Amy May Wong: Film History Series

Photographer Unknown, “Anna May Wong”, Portrait Photo, Date Unknown, 8 x 10 Inches

America’s first female Asian American star, Anna May Wong was born oin January 3rd in 1905, Wong was a minor film star from the 1920s through the 1940s who fought against stereotypes and sometimes, of necessity, worked with them. She was almost exclusively a film actress as opposed to a live performer. However, she did occasionally make vaudeville tours to promote her film career during the twenties and early thirties.

In 1935 Wong was dealt the most severe disappointment of her career, when Mertro-Goldwyn-Mayer refused to consider her for the leading role of the Chinese character O-Lan in the film version of Pearl S. Buck’s “The Good Earth”, choosing instead the white actress Louise Rainer to play the leading role. Wong spent the next year touring China, visiting her family’s ancestral village and studying Chinese culture.

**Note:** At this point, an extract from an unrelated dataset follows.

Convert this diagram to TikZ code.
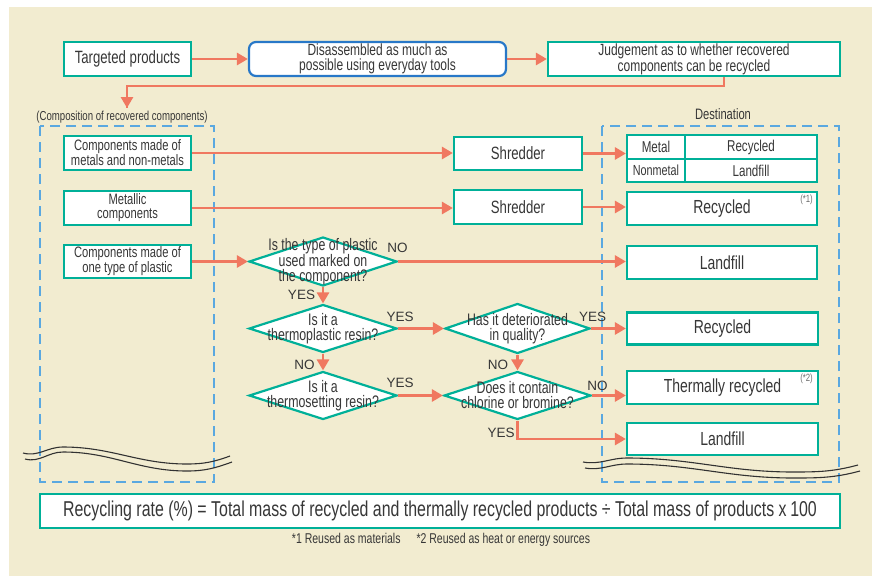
\documentclass[tikz,border=0pt]{standalone}
\usepackage{fontspec}
\setmainfont{Liberation Sans}[FakeStretch=0.74]
\newfontfamily\ynfont{Liberation Sans}
\usetikzlibrary{arrows.meta,shapes.geometric,calc}
\definecolor{bgc}{RGB}{242,236,208}
\definecolor{tealc}{RGB}{0,176,152}
\definecolor{orc}{RGB}{240,120,96}
\definecolor{dblue}{RGB}{90,168,224}
\definecolor{bblue}{RGB}{40,120,200}
\definecolor{txt}{RGB}{55,55,55}
\definecolor{wavec}{RGB}{50,50,50}
\definecolor{notec}{RGB}{110,110,110}
\begin{document}
\begin{tikzpicture}[x=1pt,y=-1pt,
 tbox/.style={draw=tealc, line width=2.2pt, fill=white, inner sep=0pt, text=txt, align=center, minimum height=34pt},
 fbig/.style={font=\fontsize{18.9}{19}\selectfont},
 fmid/.style={font=\fontsize{17.8}{18}\selectfont},
 ftwo/.style={font=\fontsize{16.2}{14.5}\selectfont},
 fcomp/.style={font=\fontsize{15.1}{14}\selectfont},
 ftab/.style={font=\fontsize{15.7}{16}\selectfont},
 dia/.style={diamond, draw=tealc, line width=2.2pt, fill=white, inner sep=0pt, minimum width=148pt, minimum height=49pt},
 dtext/.style={text=txt, align=center, inner sep=0pt, font=\fontsize{16.7}{15}\selectfont},
 flow/.style={draw=orc, line width=2.8pt, -{Triangle[length=11pt,width=12pt]}},
 yn/.style={text=txt, font=\ynfont\fontsize{13.5}{14}\selectfont, inner sep=0pt},
 dashbox/.style={draw=dblue, line width=2pt, dash pattern=on 10pt off 6pt},
 wavy/.style={draw=wavec, line width=1.1pt},
 note/.style={text=notec, inner sep=0pt, font=\fontsize{10.5}{10.5}\selectfont},
 plain/.style={text=txt, inner sep=0pt},
]
\useasboundingbox (0,0) rectangle (874,576);
\fill[white] (0,0) rectangle (874,576);
\fill[bgc] (9,7) rectangle (872,576);

% dashed groups
\draw[dashbox] (40,126) rectangle (214,482);
\draw[dashbox] (602,126) rectangle (839,482);

% top row
\node[tbox, fmid, minimum width=127pt] (tp) at (127.5,59) {Targeted products};
\node[tbox, ftwo, draw=bblue, rounded corners=7pt, minimum width=257pt] (dis) at (377.5,59) {Disassembled as much as\\possible using everyday tools};
\node[tbox, ftwo, minimum width=292pt] (jud) at (694,59) {Judgement as to whether recovered\\components can be recycled};

\node[plain, font=\fontsize{13}{13}\selectfont] (complab) at (122,117) {(Composition of recovered components)};
\node[plain, font=\fontsize{15.1}{15}\selectfont] (destlab) at (723,114) {Destination};

% components
\node[tbox, fcomp, minimum width=127pt] (m1) at (127.5,153) {Components made of\\metals and non-metals};
\node[tbox, fcomp, minimum width=127pt] (m2) at (127.5,208) {Metallic\\components};
\node[tbox, fcomp, minimum width=127pt, minimum height=33pt] (m3) at (127.5,261.5) {Components made of\\one type of plastic};

% shredders
\node[tbox, fmid, minimum width=128pt, minimum height=33pt] (sh1) at (518,153.5) {Shredder};
\node[tbox, fmid, minimum width=128pt] (sh2) at (518,207) {Shredder};

% table
\node[tbox, ftab, minimum width=58pt, minimum height=24pt] (tmetal) at (656,147) {Metal};
\node[tbox, ftab, minimum width=132pt, minimum height=24pt] (trec) at (751,147) {Recycled};
\node[tbox, font=\fontsize{14.6}{15}\selectfont, minimum width=58pt, minimum height=23pt] (tnon) at (656,170.5) {Nonmetal};
\node[tbox, ftab, minimum width=132pt, minimum height=23pt] (tland) at (751,170.5) {Landfill};

% destinations
\node[tbox, fbig, minimum width=190pt, minimum height=33pt] (rec1) at (722,208.5) {Recycled};
\node[note] (n1) at (806.5,200) {(*1)};
\node[tbox, fbig, minimum width=190pt, minimum height=33pt] (land1) at (722,262.5) {Landfill};
\node[tbox, fbig, minimum width=191pt, minimum height=32pt] (rec2) at (722.5,328.5) {Recycled};
\node[tbox, fbig, minimum width=191pt, minimum height=33pt] (therm) at (722.5,387.5) {Thermally recycled};
\node[note] (n2) at (806.5,379) {(*2)};
\node[tbox, fbig, minimum width=191pt, minimum height=32pt] (land2) at (722.5,439) {Landfill};

% diamonds
\node[dia] (d1) at (323,261.5) {};
\node[dtext] (d1t) at (d1) {Is the type of plastic\\used marked on\\the component?};
\node[dia, minimum height=48pt] (d2) at (323,328.5) {};
\node[dtext] (d2t) at (d2) {Is it a\\thermoplastic resin?};
\node[dia, minimum width=145pt, minimum height=50pt] (d3) at (517.5,328.5) {};
\node[dtext] (d3t) at (d3) {Has it deteriorated\\in quality?};
\node[dia, minimum height=48pt] (d4) at (323,395.5) {};
\node[dtext] (d4t) at (d4) {Is it a\\thermosetting resin?};
\node[dia, minimum width=147pt, minimum height=48pt] (d5) at (517.5,395.5) {};
\node[dtext] (d5t) at (d5) {Does it contain\\chlorine or bromine?};

% connectors
\coordinate (jb) at (724,86);
\coordinate (comp) at (127,108);
\draw[flow] (tp) -- (dis);
\draw[flow] (dis) -- (jud);
\draw[flow, -] (jb |- jud.south) -- (jb) -| (comp);
\draw[flow] (comp |- jb) -- (comp);
\draw[flow] (m1.east) -- (m1.east -| sh1.west);
\draw[flow] (m2.east) -- (m2.east -| sh2.west);
\draw[flow] (sh1.east) -- (sh1.east -| tmetal.west);
\draw[flow] (sh2.east) -- (sh2.east -| rec1.west);
\draw[flow] (m3.east) -- (d1.west);
\draw[flow] (d1.east) -- (d1.east -| land1.west);
\draw[flow] (d1.south) -- (d2.north);
\draw[flow] (d2.east) -- (d3.west);
\draw[flow] (d3.east) -- (rec2.west);
\draw[flow] (d2.south) -- (d4.north);
\draw[flow] (d4.east) -- (d5.west);
\draw[flow] (d3.south) -- (d5.north);
\draw[flow] (d5.east) -- (d5.east -| therm.west);
\draw[flow] (d5.south) |- (land2.west);

% yes / no labels
\node[yn] (l1) at (397.5,248) {NO};
\node[yn] (l2) at (301.5,295) {YES};
\node[yn] (l3) at (400,317) {YES};
\node[yn] (l4) at (592.5,317) {YES};
\node[yn] (l5) at (304.5,364.5) {NO};
\node[yn] (l6) at (400,383) {YES};
\node[yn] (l7) at (498,364.5) {NO};
\node[yn] (l8) at (597.5,385.5) {NO};
\node[yn] (l9) at (501,432.5) {YES};

% wavy breaks
\draw[wavy] (23,453) to[out=-15,in=180] (63,447) to[out=0,in=180] (187,464) to[out=0,in=200] (230,456);
\draw[wavy] (25,459) to[out=-15,in=180] (63,452) to[out=0,in=180] (187,471) to[out=0,in=200] (232,462);
\draw[wavy] (583,462) to[out=-10,in=180] (627,458) to[out=0,in=180] (793,472) to[out=0,in=195] (858,465);
\draw[wavy] (585,468) to[out=-10,in=180] (627,464) to[out=0,in=180] (793,478) to[out=0,in=195] (860,471);

% formula
\node[tbox, font=\fontsize{21.5}{21.5}\selectfont, minimum width=800pt, minimum height=34pt] (rate) at (440,511) {Recycling rate (\%) = Total mass of recycled and thermally recycled products ÷ Total mass of products x\,100};
\node[plain, font=\fontsize{14.2}{14.2}\selectfont] (foot) at (441,540) {*1 Reused as materials\hspace{16pt}*2 Reused as heat or energy sources};
\end{tikzpicture}
\end{document}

In the late 1930s, Anna May Wong starred in several B movies for Paramount Pictures, portraying Chinese and Chinese Americans in a positive light. She made history in 1951 with her TV show “The Gallery of Madame Liu-Tsong”, the first ever U.S. television show with an Asian American in the starring role. Wong had been planning her return to film with “The Flower Drum Song” when she died in 1961, at the age of 56 of heart failure.